TASK
Set down, exactly as written, the lines from the top of the data to the line that holds "0.978, 0.95, 0.914];", and omit the pictures.

[INFORMATION SUPPLIED start]

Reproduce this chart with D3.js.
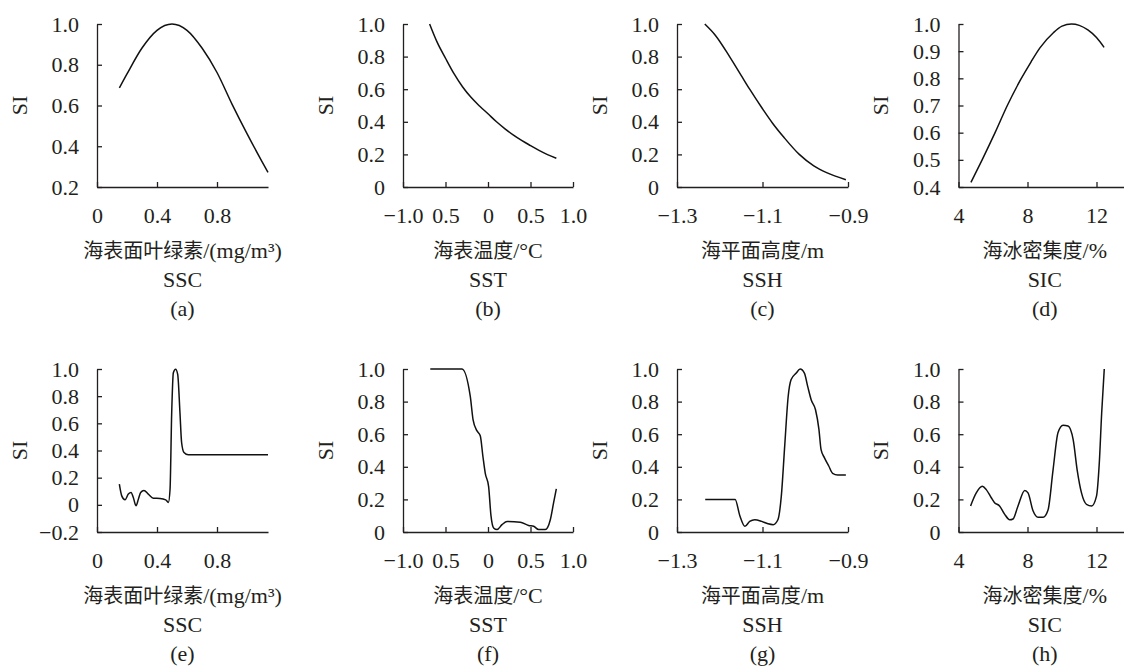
<!DOCTYPE html>
<html>
<head>
<meta charset="utf-8">
<script src="https://cdn.jsdelivr.net/npm/d3@7/dist/d3.min.js"></script>
<style>
  body { margin: 0; background: #fff; }
  svg { display: block; }
  svg text { font-family: "Liberation Serif", "Times New Roman", Times, serif; }
  svg text tspan.cn { font-family: "Noto Sans CJK SC", sans-serif; }
</style>
</head>
<body>
<div id="chart"></div>
<script>

// ---- data ----
// (a) SSC, top row
var sscTopX = [0.149, 0.2, 0.3, 0.4, 0.5, 0.6, 0.7, 0.8, 0.9, 1.0, 1.1, 1.14];
var sscTopY = [0.686, 0.755, 0.882, 0.969, 1.0, 0.969, 0.882, 0.762, 0.607, 0.462, 0.325, 0.272];
// (b) SST
var sstTopX = [-0.687, -0.6, -0.5, -0.4, -0.3, -0.2, -0.1, 0, 0.1, 0.2, 0.3, 0.4, 0.5, 0.6, 0.7, 0.804];
var sstTopY = [1.0, 0.89, 0.79, 0.695, 0.615, 0.55, 0.497, 0.449, 0.4, 0.357, 0.318, 0.284, 0.254, 0.225, 0.199, 0.176];
// (c) SSH
var sshTopX = [-1.235, -1.21, -1.177, -1.15, -1.13, -1.10, -1.076, -1.05, -1.014, -0.98, -0.95, -0.905];
var sshTopY = [1.0, 0.93, 0.8, 0.685, 0.6, 0.48, 0.39, 0.305, 0.2, 0.13, 0.088, 0.045];
// (d) SIC
var sicTopX = [4.72, 5.37, 6.12, 6.83, 7.6, 8.2, 8.72, 9.5, 10.0, 10.55, 11.0, 11.5, 12.0, 12.44];
var sicTopY = [0.417, 0.5, 0.6, 0.7, 0.795, 0.86, 0.912, 0.968, 0.992, 1.0, 0.995, 0.978, 0.95, 0.914];

// (e) SSC, bottom row
var sscBotX = [0.149, 0.165, 0.187, 0.209, 0.227, 0.242, 0.26, 0.276, 0.291, 0.313, 0.342, 0.376, 0.42, 0.458, 0.476,
  0.487, 0.498, 0.509, 0.524, 0.538, 0.553, 0.564, 0.58, 0.609, 1.14];
var sscBotY = [0.152, 0.066, 0.037, 0.079, 0.091, 0.054, -0.007, 0.042, 0.091, 0.106, 0.079, 0.049, 0.047, 0.037, 0.018,
  0.115, 0.68, 0.973, 0.998, 0.961, 0.68, 0.459, 0.385, 0.368, 0.368];
// (f) SST
var sstBotX = [-0.679, -0.306, -0.208, -0.176, -0.129, -0.091, -0.059, -0.032, 0.007, 0.035, 0.066, 0.106, 0.165, 0.224,
  0.38, 0.478, 0.537, 0.595, 0.674, 0.733, 0.772, 0.804];
var sstBotY = [1.0, 1.0, 0.83, 0.69, 0.62, 0.59, 0.46, 0.36, 0.28, 0.1, 0.025, 0.015, 0.045, 0.065,
  0.06, 0.04, 0.035, 0.015, 0.015, 0.075, 0.18, 0.265];
// (g) SSH
var sshBotX = [-1.234, -1.164, -1.153, -1.141, -1.13, -1.118, -1.102, -1.087, -1.075, -1.064, -1.056, -1.048, -1.04,
  -1.033, -1.021, -1.012, -1.002, -0.994, -0.986, -0.976, -0.968, -0.963, -0.955, -0.945, -0.936, -0.924, -0.905];
var sshBotY = [0.2, 0.2, 0.1, 0.035, 0.065, 0.075, 0.065, 0.05, 0.045, 0.075, 0.22, 0.53, 0.83,
  0.935, 0.975, 1.0, 0.975, 0.89, 0.81, 0.75, 0.63, 0.505, 0.455, 0.405, 0.36, 0.35, 0.35];
// (h) SIC
var sicBotX = [4.70, 5.03, 5.38, 5.61, 5.90, 6.09, 6.38, 6.67, 6.97, 7.16, 7.45, 7.84, 8.03, 8.32, 8.61, 8.90, 9.19,
  9.48, 9.77, 10.06, 10.35, 10.65, 10.88, 11.13, 11.42, 11.72, 12.0, 12.16, 12.30, 12.45];
var sicBotY = [0.16, 0.24, 0.28, 0.26, 0.21, 0.18, 0.16, 0.11, 0.075, 0.08, 0.16, 0.255, 0.24, 0.13, 0.09, 0.09, 0.135,
  0.38, 0.61, 0.655, 0.65, 0.565, 0.38, 0.24, 0.17, 0.16, 0.22, 0.42, 0.73, 1.0];

// ticks
var sscTicks = [0, 0.4, 0.8];
var sscTickLabels = ["0", "0.4", "0.8"];
var sstTicks = [-1, -0.5, 0, 0.5, 1];
var sstTickLabels = ["\u22121.0", "0.5", "0", "0.5", "1.0"];
var sshTicks = [-1.3, -1.1, -0.9];
var sshTickLabels = ["\u22121.3", "\u22121.1", "\u22120.9"];
var sicTicks = [4, 8, 12];
var sicTickLabels = ["4", "8", "12"];

var siTicksA = [0.2, 0.4, 0.6, 0.8, 1.0];
var siTicksD = [0.4, 0.5, 0.6, 0.7, 0.8, 0.9, 1.0];
var siTicksE = [-0.2, 0, 0.2, 0.4, 0.6, 0.8, 1.0];
var siTicks01 = [0, 0.2, 0.4, 0.6, 0.8, 1.0];

// axis titles: Chinese part + unit part
var xTitlesCn = ["海表面叶绿素", "海表温度", "海平面高度", "海冰密集度"];
var xTitlesUnit = ["/(mg/m\u00b3)", "/\u00b0C", "/m", "/%"];
var xCodes = ["SSC", "SST", "SSH", "SIC"];
var panelTags = ["(a)", "(b)", "(c)", "(d)", "(e)", "(f)", "(g)", "(h)"];

// ---- layout ----
var W = 1124, H = 669;
var ink = "#231f20";
var colX = [[97, 268], [403, 573], [677, 848], [958.5, 1131]];
var rowY = [[187, 24], [532, 369]];
var rowShift = 345;

var xDomains = [[0, 1.14], [-1, 1], [-1.3, -0.9], [4, 14]];
var xTicks = [sscTicks, sstTicks, sshTicks, sicTicks];
var xTickLabels = [sscTickLabels, sstTickLabels, sshTickLabels, sicTickLabels];

var panels = [
  { col: 0, row: 0, x: sscTopX, y: sscTopY, yDom: [0.2, 1.0], yTicks: siTicksA },
  { col: 1, row: 0, x: sstTopX, y: sstTopY, yDom: [0, 1.0], yTicks: siTicks01 },
  { col: 2, row: 0, x: sshTopX, y: sshTopY, yDom: [0, 1.0], yTicks: siTicks01 },
  { col: 3, row: 0, x: sicTopX, y: sicTopY, yDom: [0.4, 1.0], yTicks: siTicksD },
  { col: 0, row: 1, x: sscBotX, y: sscBotY, yDom: [-0.2, 1.0], yTicks: siTicksE },
  { col: 1, row: 1, x: sstBotX, y: sstBotY, yDom: [0, 1.0], yTicks: siTicks01 },
  { col: 2, row: 1, x: sshBotX, y: sshBotY, yDom: [0, 1.0], yTicks: siTicks01 },
  { col: 3, row: 1, x: sicBotX, y: sicBotY, yDom: [0, 1.0], yTicks: siTicks01 }
];

var svg = d3.select("#chart").append("svg")
  .attr("width", W)
  .attr("height", H)
  .attr("fill", ink);

function fmtSI(d) {
  if (Math.abs(d) < 1e-9) return "0";
  return d3.format(".1f")(d);
}

panels.forEach(function(p, i){
  var x = d3.scaleLinear().domain(xDomains[p.col]).range(colX[p.col]);
  var y = d3.scaleLinear().domain(p.yDom).range(rowY[p.row]);
  var g = svg.append("g");

  // y axis, ticks pointing inward
  var yAxis = d3.axisLeft(y)
    .tickValues(p.yTicks)
    .tickFormat(fmtSI)
    .tickSizeInner(-5)
    .tickSizeOuter(0)
    .tickPadding(18);
  var ya = g.append("g")
    .attr("transform", "translate(" + colX[p.col][0] + ",0)")
    .call(yAxis);

  // x axis
  var labels = xTickLabels[p.col];
  var xAxis = d3.axisBottom(x)
    .tickValues(xTicks[p.col])
    .tickFormat(function(d, k){ return labels[k]; })
    .tickSizeInner(-5)
    .tickSizeOuter(0)
    .tickPadding(20);
  var xa = g.append("g")
    .attr("transform", "translate(0," + rowY[p.row][0] + ")")
    .call(xAxis);

  [ya, xa].forEach(function(a){
    a.attr("font-size", 22);
    a.selectAll("path, line").attr("stroke", ink).attr("stroke-width", 1.3);
    a.selectAll("text").attr("fill", ink);
  });

  // SI label
  var yMid = (rowY[p.row][0] + rowY[p.row][1]) / 2;
  g.append("text")
    .attr("transform", "translate(" + (colX[p.col][0] - 78) + "," + yMid + ") rotate(-90)")
    .attr("text-anchor", "middle")
    .attr("dy", "0.35em")
    .attr("font-size", 22)
    .text("SI");

  // the curve
  var pts = d3.zip(p.x, p.y);
  var line = d3.line()
    .x(function(d){ return x(d[0]); })
    .y(function(d){ return y(d[1]); })
    .curve(d3.curveMonotoneX);
  g.append("path")
    .datum(pts)
    .attr("d", line)
    .attr("fill", "none")
    .attr("stroke", "#111")
    .attr("stroke-width", 1.5);

  // captions under the axis, centred on the axis
  var cx = (colX[p.col][0] + colX[p.col][1]) / 2;
  var base = p.row * rowShift;
  var t = g.append("text")
    .attr("x", cx).attr("y", 258 + base)
    .attr("text-anchor", "middle")
    .attr("font-size", 22);
  t.append("tspan").attr("class", "cn").attr("font-size", 20).text(xTitlesCn[p.col]);
  t.append("tspan").text(xTitlesUnit[p.col]);
  g.append("text")
    .attr("x", cx).attr("y", 287 + base)
    .attr("text-anchor", "middle")
    .attr("font-size", 22)
    .text(xCodes[p.col]);
  g.append("text")
    .attr("x", cx).attr("y", 316 + base)
    .attr("text-anchor", "middle")
    .attr("font-size", 22)
    .text(panelTags[i]);
});

</script>
</body>
</html>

[INFORMATION SUPPLIED end]

RESPONSE BELOW
Reproduce this chart with D3.js.
<!DOCTYPE html>
<html>
<head>
<meta charset="utf-8">
<script src="https://cdn.jsdelivr.net/npm/d3@7/dist/d3.min.js"></script>
<style>
  body { margin: 0; background: #fff; }
  svg { display: block; }
  svg text { font-family: "Liberation Serif", "Times New Roman", Times, serif; }
  svg text tspan.cn { font-family: "Noto Sans CJK SC", sans-serif; }
</style>
</head>
<body>
<div id="chart"></div>
<script>

// ---- data ----
// (a) SSC, top row
var sscTopX = [0.149, 0.2, 0.3, 0.4, 0.5, 0.6, 0.7, 0.8, 0.9, 1.0, 1.1, 1.14];
var sscTopY = [0.686, 0.755, 0.882, 0.969, 1.0, 0.969, 0.882, 0.762, 0.607, 0.462, 0.325, 0.272];
// (b) SST
var sstTopX = [-0.687, -0.6, -0.5, -0.4, -0.3, -0.2, -0.1, 0, 0.1, 0.2, 0.3, 0.4, 0.5, 0.6, 0.7, 0.804];
var sstTopY = [1.0, 0.89, 0.79, 0.695, 0.615, 0.55, 0.497, 0.449, 0.4, 0.357, 0.318, 0.284, 0.254, 0.225, 0.199, 0.176];
// (c) SSH
var sshTopX = [-1.235, -1.21, -1.177, -1.15, -1.13, -1.10, -1.076, -1.05, -1.014, -0.98, -0.95, -0.905];
var sshTopY = [1.0, 0.93, 0.8, 0.685, 0.6, 0.48, 0.39, 0.305, 0.2, 0.13, 0.088, 0.045];
// (d) SIC
var sicTopX = [4.72, 5.37, 6.12, 6.83, 7.6, 8.2, 8.72, 9.5, 10.0, 10.55, 11.0, 11.5, 12.0, 12.44];
var sicTopY = [0.417, 0.5, 0.6, 0.7, 0.795, 0.86, 0.912, 0.968, 0.992, 1.0, 0.995, 0.978, 0.95, 0.914];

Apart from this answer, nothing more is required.